A prolonged slump in oil prices will have a negative impact on the profitability of the big Canadian banks and a limited effect on the asset quality of the US regional banks, according to two new reports from Moody's Investors Service: "Canadian Banks' Profitability Vulnerable to Prolonged Oil Price Slump" and "Most US Banks Have Limited Asset Quality Risk from Low Oil Prices."

"For Canada's major banks, the credit costs on energy-sector loans would rise if oil prices were to remain low for too long, which would hurt the banks' profitability," said David Beattie, a Moody's Senior Vice President. "Given the historical relationship between oil prices and the impairment rate for energy-related loans, we expect some mild erosion in these loans' asset quality in the coming quarters."

Furthermore, revenue from both underwriting and capital markets activities for the major banks could decline because of potential spending cuts by the banks' oil and gas clients. Consumer credit costs could also rise, owing to a slowdown in the economies of Alberta, Saskatchewan and Newfoundland, all oil-producing provinces.

Direct loan exposures to the oil and gas sector vary by bank, as does the overall exposure to the energy-rich Prairie and Atlantic regions, the two areas that will suffer the most from any prolonged deterioration in asset quality if oil prices remain low for an extended period. Two banks are particularly vulnerable to both the direct exposures and regional factors: Bank of Nova Scotia and Royal Bank of Canada.

On the positive side, the scale and diversity of Canada's Big Six function as a "shock absorber" against the likely rise in impaired energy loans and the decline in capital markets revenue. Moreover, the banks will also benefit from the depreciation of Canada's currency, which has so far functioned as a natural hedge by reducing costs in Canadian dollars and limiting the impact on the oil producers, whose production is sold based on USD benchmark pricing.

For the US regional banks, direct energy-sector loans generally constitute only a small portion of bank portfolios and thus the credit risk these loans pose to the banks is more than manageable. Moreover, these exposures tend to be diversified across exploration and production, as well as midstream, downstream and field services, and would require only a slight increase in loan loss provisions at some banks.

"Declining energy costs could actually be positive for the US banks' operating environment, with a neutral to positive effect on their overall asset quality," notes Allen Tischler, a Moody's Senior Vice President. "In many cases, the US banks with the highest exposures are also the most experienced in underwriting energy-sector loans."

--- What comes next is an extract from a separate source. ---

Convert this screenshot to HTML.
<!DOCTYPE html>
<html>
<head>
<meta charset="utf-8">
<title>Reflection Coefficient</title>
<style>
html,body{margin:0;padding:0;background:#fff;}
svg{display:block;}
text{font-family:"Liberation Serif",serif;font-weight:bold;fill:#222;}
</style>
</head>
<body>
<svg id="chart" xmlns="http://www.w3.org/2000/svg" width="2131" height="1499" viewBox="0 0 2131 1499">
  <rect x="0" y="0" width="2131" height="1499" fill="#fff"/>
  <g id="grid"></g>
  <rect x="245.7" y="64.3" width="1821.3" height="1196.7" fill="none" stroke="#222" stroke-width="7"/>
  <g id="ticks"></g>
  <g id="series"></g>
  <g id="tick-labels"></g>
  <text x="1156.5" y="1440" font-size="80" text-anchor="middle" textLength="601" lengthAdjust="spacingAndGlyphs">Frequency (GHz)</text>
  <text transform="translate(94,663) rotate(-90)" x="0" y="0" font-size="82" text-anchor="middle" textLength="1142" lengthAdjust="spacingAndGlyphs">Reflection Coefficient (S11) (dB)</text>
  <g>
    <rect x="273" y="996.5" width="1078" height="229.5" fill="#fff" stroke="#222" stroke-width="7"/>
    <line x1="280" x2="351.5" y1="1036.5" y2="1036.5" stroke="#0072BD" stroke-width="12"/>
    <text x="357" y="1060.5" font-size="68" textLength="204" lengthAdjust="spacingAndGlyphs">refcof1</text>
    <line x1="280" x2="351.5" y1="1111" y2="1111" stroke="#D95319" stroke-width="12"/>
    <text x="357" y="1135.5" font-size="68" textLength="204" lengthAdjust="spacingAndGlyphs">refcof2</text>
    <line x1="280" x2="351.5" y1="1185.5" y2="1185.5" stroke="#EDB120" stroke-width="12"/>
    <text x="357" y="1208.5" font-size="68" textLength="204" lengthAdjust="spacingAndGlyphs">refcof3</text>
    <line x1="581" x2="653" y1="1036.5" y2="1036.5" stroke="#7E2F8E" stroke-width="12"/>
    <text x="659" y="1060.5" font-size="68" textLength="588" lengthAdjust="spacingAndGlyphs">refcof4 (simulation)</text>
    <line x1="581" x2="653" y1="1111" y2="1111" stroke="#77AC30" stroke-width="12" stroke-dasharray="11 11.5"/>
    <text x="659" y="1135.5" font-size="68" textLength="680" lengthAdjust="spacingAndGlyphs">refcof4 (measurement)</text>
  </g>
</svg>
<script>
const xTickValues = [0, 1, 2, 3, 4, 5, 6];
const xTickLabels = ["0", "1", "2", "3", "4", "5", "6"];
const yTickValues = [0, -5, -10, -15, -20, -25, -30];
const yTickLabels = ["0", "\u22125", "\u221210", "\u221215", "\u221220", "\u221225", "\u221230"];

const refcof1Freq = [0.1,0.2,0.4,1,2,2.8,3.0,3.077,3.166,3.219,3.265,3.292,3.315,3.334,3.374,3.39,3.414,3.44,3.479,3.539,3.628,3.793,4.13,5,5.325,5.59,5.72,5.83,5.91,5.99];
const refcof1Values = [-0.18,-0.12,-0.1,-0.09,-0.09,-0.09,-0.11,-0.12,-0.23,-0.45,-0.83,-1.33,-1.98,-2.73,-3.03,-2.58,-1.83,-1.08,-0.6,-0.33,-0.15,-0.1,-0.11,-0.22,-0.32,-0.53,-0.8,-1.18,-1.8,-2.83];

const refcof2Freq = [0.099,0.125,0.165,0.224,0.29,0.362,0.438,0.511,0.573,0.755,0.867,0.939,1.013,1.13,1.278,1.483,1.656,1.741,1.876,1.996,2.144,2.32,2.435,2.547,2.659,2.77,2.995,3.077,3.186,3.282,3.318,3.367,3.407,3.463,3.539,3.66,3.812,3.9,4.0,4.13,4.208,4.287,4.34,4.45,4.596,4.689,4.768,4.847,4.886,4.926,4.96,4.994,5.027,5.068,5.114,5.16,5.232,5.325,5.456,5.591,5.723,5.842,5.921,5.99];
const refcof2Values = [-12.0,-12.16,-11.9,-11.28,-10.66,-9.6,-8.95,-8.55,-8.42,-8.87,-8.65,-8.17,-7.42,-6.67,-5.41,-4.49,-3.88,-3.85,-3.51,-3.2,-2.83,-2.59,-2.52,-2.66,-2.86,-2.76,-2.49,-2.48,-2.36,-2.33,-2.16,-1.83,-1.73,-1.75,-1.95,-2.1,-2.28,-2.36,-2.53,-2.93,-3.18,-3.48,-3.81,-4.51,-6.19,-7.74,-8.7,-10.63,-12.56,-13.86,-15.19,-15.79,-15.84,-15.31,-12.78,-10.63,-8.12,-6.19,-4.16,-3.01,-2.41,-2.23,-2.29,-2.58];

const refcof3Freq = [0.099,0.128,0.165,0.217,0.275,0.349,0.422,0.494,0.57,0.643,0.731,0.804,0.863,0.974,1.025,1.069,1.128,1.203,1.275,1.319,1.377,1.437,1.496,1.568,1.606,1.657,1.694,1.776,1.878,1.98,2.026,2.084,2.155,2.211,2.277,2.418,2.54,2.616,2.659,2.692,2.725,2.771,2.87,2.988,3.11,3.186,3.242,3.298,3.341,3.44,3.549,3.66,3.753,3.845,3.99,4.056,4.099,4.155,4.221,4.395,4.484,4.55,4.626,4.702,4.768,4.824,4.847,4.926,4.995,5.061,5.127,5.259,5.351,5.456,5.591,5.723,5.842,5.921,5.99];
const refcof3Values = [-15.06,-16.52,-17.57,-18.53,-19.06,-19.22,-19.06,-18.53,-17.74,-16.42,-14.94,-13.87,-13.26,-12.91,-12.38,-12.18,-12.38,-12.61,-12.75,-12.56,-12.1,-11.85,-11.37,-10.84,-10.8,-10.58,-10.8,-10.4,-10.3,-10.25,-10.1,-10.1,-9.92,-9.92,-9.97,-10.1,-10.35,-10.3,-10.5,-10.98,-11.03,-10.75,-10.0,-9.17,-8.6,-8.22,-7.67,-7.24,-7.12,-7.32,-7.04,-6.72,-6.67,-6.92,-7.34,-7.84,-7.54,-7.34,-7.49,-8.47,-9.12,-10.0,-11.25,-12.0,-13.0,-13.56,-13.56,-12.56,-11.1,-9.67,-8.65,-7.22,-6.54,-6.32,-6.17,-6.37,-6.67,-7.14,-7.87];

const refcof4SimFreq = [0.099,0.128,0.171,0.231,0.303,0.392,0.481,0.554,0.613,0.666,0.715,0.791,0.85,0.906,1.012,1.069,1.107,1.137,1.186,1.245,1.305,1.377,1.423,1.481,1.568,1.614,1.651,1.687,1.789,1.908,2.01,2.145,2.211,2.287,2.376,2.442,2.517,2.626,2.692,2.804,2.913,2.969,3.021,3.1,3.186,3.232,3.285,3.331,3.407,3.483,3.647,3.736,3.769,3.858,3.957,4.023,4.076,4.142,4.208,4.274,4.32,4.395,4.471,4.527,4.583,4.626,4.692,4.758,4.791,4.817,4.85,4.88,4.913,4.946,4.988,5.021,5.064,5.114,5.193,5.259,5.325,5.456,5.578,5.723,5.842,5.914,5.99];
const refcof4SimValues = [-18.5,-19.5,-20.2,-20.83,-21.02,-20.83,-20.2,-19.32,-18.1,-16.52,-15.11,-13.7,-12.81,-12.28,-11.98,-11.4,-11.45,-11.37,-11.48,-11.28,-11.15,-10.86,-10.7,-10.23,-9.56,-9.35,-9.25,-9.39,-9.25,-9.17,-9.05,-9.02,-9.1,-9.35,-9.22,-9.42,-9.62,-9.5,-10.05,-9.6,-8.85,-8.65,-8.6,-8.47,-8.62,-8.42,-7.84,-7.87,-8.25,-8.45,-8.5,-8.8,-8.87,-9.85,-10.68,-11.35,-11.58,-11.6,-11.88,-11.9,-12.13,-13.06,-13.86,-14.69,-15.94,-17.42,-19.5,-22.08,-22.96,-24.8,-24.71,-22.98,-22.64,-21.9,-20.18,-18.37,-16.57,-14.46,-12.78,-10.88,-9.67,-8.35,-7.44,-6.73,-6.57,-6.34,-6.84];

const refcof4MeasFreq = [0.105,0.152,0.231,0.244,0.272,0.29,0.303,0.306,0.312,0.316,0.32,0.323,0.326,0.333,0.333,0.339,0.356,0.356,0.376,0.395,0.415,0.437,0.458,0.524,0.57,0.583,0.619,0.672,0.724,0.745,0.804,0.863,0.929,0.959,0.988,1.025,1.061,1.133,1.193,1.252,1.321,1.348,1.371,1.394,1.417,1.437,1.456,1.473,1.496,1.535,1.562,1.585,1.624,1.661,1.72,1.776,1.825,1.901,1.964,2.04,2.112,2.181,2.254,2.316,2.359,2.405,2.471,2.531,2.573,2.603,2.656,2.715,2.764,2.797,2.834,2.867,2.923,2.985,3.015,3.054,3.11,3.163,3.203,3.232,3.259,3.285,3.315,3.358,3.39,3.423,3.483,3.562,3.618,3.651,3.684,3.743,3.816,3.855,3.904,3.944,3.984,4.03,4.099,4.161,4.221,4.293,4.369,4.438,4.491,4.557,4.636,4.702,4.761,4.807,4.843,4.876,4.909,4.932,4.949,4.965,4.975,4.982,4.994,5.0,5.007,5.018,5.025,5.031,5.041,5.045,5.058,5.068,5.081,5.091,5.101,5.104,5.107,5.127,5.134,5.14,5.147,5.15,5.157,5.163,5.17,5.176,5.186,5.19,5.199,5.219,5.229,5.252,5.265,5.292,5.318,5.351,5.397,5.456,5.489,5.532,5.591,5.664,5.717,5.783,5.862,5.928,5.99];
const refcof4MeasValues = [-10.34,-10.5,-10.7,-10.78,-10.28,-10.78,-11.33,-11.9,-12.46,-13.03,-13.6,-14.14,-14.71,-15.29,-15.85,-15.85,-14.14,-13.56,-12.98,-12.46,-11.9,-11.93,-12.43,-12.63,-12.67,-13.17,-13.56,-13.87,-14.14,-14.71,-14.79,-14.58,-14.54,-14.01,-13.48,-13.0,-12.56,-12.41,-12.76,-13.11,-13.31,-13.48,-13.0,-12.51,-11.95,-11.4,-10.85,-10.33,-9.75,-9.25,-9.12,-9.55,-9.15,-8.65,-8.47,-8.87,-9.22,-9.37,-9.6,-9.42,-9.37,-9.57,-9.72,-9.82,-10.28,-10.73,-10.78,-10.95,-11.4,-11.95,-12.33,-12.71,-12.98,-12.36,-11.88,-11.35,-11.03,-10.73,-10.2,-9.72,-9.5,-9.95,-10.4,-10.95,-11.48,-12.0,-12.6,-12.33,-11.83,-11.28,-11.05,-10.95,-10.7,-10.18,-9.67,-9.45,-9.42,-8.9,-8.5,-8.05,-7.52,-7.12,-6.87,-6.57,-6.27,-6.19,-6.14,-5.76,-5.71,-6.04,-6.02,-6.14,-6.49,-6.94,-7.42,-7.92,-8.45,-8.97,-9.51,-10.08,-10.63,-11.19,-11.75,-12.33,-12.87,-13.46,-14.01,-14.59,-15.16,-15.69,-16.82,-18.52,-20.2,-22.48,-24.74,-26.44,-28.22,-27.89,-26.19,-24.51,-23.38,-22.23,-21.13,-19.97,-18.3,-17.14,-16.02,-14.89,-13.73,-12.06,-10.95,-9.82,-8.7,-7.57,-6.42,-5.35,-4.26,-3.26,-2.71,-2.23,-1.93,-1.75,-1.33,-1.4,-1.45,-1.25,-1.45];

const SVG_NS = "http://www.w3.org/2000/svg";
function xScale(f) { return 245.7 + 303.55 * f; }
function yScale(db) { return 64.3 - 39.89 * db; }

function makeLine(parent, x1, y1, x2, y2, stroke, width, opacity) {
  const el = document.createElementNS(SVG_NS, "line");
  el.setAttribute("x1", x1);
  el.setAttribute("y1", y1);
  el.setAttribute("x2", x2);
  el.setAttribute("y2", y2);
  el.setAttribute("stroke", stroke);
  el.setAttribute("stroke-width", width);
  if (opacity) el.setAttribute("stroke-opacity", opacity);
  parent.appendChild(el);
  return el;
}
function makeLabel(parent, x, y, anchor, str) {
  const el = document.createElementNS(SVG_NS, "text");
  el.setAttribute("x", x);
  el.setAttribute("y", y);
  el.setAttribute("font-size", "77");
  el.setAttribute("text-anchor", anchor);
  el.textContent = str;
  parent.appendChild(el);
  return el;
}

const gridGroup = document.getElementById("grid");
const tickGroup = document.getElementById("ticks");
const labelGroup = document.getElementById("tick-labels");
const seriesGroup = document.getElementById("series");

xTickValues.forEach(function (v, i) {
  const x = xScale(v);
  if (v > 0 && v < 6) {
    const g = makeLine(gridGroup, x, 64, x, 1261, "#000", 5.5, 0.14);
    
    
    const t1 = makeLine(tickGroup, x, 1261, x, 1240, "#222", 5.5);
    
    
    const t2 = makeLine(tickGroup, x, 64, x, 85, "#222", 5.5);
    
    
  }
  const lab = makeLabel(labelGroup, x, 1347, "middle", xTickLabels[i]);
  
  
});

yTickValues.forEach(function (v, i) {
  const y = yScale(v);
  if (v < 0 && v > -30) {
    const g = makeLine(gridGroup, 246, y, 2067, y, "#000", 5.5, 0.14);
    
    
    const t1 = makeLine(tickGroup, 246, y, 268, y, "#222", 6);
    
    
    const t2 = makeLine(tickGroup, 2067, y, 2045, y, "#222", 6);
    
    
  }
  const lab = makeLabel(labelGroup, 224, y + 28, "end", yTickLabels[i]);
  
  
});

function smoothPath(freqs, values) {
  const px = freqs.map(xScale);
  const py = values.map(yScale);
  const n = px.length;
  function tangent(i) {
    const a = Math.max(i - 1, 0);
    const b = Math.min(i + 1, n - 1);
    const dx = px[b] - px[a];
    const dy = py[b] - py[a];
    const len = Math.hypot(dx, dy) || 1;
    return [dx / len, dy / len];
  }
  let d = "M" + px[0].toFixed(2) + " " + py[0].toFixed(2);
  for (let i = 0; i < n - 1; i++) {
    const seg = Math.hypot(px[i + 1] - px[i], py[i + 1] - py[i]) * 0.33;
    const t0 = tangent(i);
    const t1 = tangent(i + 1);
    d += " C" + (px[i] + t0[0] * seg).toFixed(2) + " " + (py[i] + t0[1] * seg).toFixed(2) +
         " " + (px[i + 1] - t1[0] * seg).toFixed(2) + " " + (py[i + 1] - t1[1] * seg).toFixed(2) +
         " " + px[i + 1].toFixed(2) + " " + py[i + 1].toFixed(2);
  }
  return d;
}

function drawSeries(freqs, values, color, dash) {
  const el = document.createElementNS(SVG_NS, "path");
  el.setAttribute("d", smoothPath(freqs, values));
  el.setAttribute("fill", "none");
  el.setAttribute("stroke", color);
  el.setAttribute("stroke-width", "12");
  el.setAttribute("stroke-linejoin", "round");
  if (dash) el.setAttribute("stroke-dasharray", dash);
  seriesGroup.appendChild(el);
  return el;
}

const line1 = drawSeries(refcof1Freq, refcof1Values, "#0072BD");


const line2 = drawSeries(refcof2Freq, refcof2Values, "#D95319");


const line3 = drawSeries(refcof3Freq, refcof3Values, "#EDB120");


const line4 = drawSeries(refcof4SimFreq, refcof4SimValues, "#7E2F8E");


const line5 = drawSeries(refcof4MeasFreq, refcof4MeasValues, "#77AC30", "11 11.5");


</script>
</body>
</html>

However, lower oil prices could dampen oil exploration and production, with potential implications for energy loans' asset quality. Furthermore, if oil prices do remain depressed for long, credit risk will rise for even the most conservatively underwritten energy-related loans. For a handful of the smaller, more focused lenders among the Moody's-rated banks with the most direct exposures, a lengthy slump in oil prices could lead to the need for higher loan loss provisions and to lower profitability.